Steven Fenberg, independent historian
Joe Pratt was tall, fun, brilliant, humble and kind. He was a joy to be around. He embraced history and told stories from the past to provide perspectives and strategies today. While writing books, publishing magazines, chairing the University of Houston History Department, inspiring thousands of students and raising a family, Joe was my advocate and guide.
I was hired in 1993 to write a biographical sketch about Jesse Jones for Houston Endowment—the philanthropic foundation he and his wife Mary Gibbs Jones established in 1937. Mr. Jones was Houston’s preeminent developer during the first half of the 20th century. Additionally, throughout the Great Depression and World War II, Jones was said to be the most powerful person in the nation next to President Franklin D. Roosevelt. As chair of the federal government’s Reconstruction Finance Corporation (RFC), through lending, not spending, Jones and the RFC spread electricity throughout the United States; built tunnels, bridges, highways and municipal water systems; rebuilt communities after natural disasters; financed the development of high-speed trains; and saved thousands of homes, businesses, farms and banks from bankruptcy. The RFC notably returned a profit to the U.S. treasury and its taxpayers while completing these enormous tasks. That grabbed my attention. I wondered how to adapt the RFC’s monumental accomplishments into strategies today and how to convey this remarkable story. That’s when Joe Pratt stepped in.
Even though Jones passed away in 1956, people still lived who knew him. I thought their recollections should be immediately captured. Houston Endowment’s board of directors agreed to pursue an oral history program after Joe explained to them the timely significance of the project. As a result, I interviewed more than 40 people who knew Mr. Jones, including merchant Stanley Marcus, economist John Kenneth Galbraith, Lieutenant Governor Bill Hobby and past employees, including August Waites, his Black driver, who had lunch at the segregated San Jacinto Inn because of Mr. Jones’s intervention.
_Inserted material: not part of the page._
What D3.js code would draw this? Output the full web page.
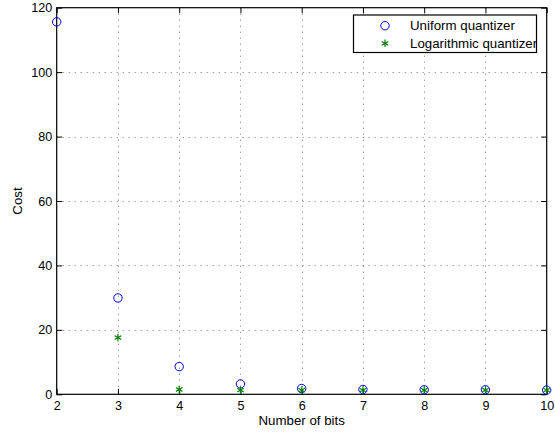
<!DOCTYPE html>
<html>
<head>
<meta charset="utf-8">
<script src="https://cdn.jsdelivr.net/npm/d3@7"></script>
<style>
  body { margin: 0; background: #fff; }
  text { font-family: "Liberation Sans", Arial, Helvetica, sans-serif; }
</style>
</head>
<body>
<svg id="chart" width="555" height="436"></svg>
<script>
// data
const bits = [2, 3, 4, 5, 6, 7, 8, 9, 10];
const uniformCost = [115.6, 29.9, 8.6, 3.2, 1.8, 1.5, 1.4, 1.4, 1.3];
const logBits = [3, 4, 5, 6, 7, 8, 9, 10];
const logCost = [17.6, 1.5, 1.3, 1.3, 1.3, 1.3, 1.3, 1.3];
const xTicks = [2, 3, 4, 5, 6, 7, 8, 9, 10];
const yTicks = [0, 20, 40, 60, 80, 100, 120];
const seriesNames = ["Uniform quantizer", "Logarithmic quantizer"];

// plot box
const box = { left: 56.7, right: 546.7, top: 7.7, bottom: 394.3 };

const svg = d3.select("#chart");

const x = d3.scaleLinear().domain([2, 10]).range([box.left, box.right]);
const y = d3.scaleLinear().domain([0, 120]).range([box.bottom, box.top]);

// grid (dotted, grey)
const grid = svg.append("g").attr("class", "grid");
grid.selectAll("line.gx").data(xTicks.slice(1, -1)).join("line")
  .attr("class", "gx")
  .attr("x1", d => Math.round(x(d)) + 0.5).attr("x2", d => Math.round(x(d)) + 0.5)
  .attr("y1", box.top).attr("y2", box.bottom)
  .attr("stroke", "#777").attr("stroke-width", 1)
  .attr("stroke-dasharray", "1,5");
grid.selectAll("line.gy").data(yTicks.slice(1, -1)).join("line")
  .attr("class", "gy")
  .attr("x1", box.left).attr("x2", box.right)
  .attr("y1", d => Math.round(y(d)) + 0.5).attr("y2", d => Math.round(y(d)) + 0.5)
  .attr("stroke", "#777").attr("stroke-width", 1)
  .attr("stroke-dasharray", "1,5");

// axes, ticks pointing inward
const fmt = d3.format("d");
svg.append("g")
  .attr("transform", `translate(0,${box.bottom})`)
  .call(d3.axisBottom(x).tickValues(xTicks).tickFormat(fmt).tickSizeInner(-5.5).tickSizeOuter(0).tickPadding(7))
  .call(g => g.select(".domain").remove())
  .call(g => g.selectAll("text").attr("font-size", 12.6).attr("fill", "#000"));
svg.append("g")
  .attr("transform", `translate(0,${box.top})`)
  .call(d3.axisTop(x).tickValues(xTicks).tickFormat("").tickSizeInner(-5.5).tickSizeOuter(0))
  .call(g => g.select(".domain").remove());
svg.append("g")
  .attr("transform", `translate(${box.left},0)`)
  .call(d3.axisLeft(y).tickValues(yTicks).tickFormat(fmt).tickSizeInner(-5.5).tickSizeOuter(0).tickPadding(4.5))
  .call(g => g.select(".domain").remove())
  .call(g => g.selectAll("text").attr("font-size", 12.6).attr("fill", "#000"));
svg.append("g")
  .attr("transform", `translate(${box.right},0)`)
  .call(d3.axisRight(y).tickValues(yTicks).tickFormat("").tickSizeInner(-5.5).tickSizeOuter(0))
  .call(g => g.select(".domain").remove());

svg.append("rect")
  .attr("x", box.left).attr("y", box.top)
  .attr("width", box.right - box.left).attr("height", box.bottom - box.top)
  .attr("fill", "none").attr("stroke", "#000").attr("stroke-width", 1.2);

// axis titles
svg.append("text")
  .attr("x", (box.left + box.right) / 2).attr("y", 425)
  .attr("text-anchor", "middle").attr("font-size", 13.3)
  .text("Number of bits");
svg.append("text")
  .attr("transform", `translate(21.5,${(box.top + box.bottom) / 2}) rotate(-90)`)
  .attr("text-anchor", "middle").attr("font-size", 13.3)
  .text("Cost");

// markers
const star = d3.symbol().type(d3.symbolAsterisk).size(40);
const uniform = bits.map((b, i) => ({ b, v: uniformCost[i] }));
const logq = logBits.map((b, i) => ({ b, v: logCost[i] }));

svg.append("g").selectAll("circle").data(uniform).join("circle")
  .attr("cx", d => x(d.b)).attr("cy", d => y(d.v)).attr("r", 4.2)
  .attr("fill", "none").attr("stroke", "#0000ff").attr("stroke-width", 1);

svg.append("g").selectAll("path").data(logq).join("path")
  .attr("d", star)
  .attr("transform", d => `translate(${x(d.b)},${y(d.v)})`)
  .attr("fill", "none").attr("stroke", "#008000").attr("stroke-width", 1.2);

// legend
const lg = svg.append("g");
lg.append("rect")
  .attr("x", 353.5).attr("y", 15).attr("width", 183).attr("height", 37.5)
  .attr("fill", "#fff").attr("stroke", "#000").attr("stroke-width", 1.2);
lg.append("circle")
  .attr("cx", 385).attr("cy", 25.7).attr("r", 4.2)
  .attr("fill", "none").attr("stroke", "#0000ff");
lg.append("path").attr("d", star)
  .attr("transform", "translate(385,43.3)")
  .attr("fill", "none").attr("stroke", "#008000").attr("stroke-width", 1.2);
lg.selectAll("text").data(seriesNames).join("text")
  .attr("x", 410).attr("y", (d, i) => 30.3 + i * 17.6)
  .attr("font-size", 13.3)
  .text(d => d);
</script>
</body>
</html>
Once more with Joe’s endorsement, I served as executive producer and co-writer of the documentary film, Brother Can You Spare a Billion? The Story of Jesse H. Jones, which originated at the University of Houston’s KUHT-TV. The film was narrated by Walter Cronkite, won an Emmy award and was broadcast nationally on PBS. As one of the film’s expert interviewees, Joe contributed his insights about Jones and Houston. He also helped me with content. After that, he promoted to Texas A&M University Press Unprecedented Power: Jesse Jones, Capitalism and the Common Good, the biography I wrote that today serves as a template for a new national infrastructure bank modeled on the RFC. Joe was instrumental in fulfilling my vision of sharing the RFC’s relevant story.
Everything I produced about Jesse Jones embodies Joe Pratt’s influence. Joe understood the value of telling stories about successes from the past, of translating them into solutions today and of nurturing people who tell those stories. Joe’s respect for history and his many meaningful contributions resonate now and will for many generations to come.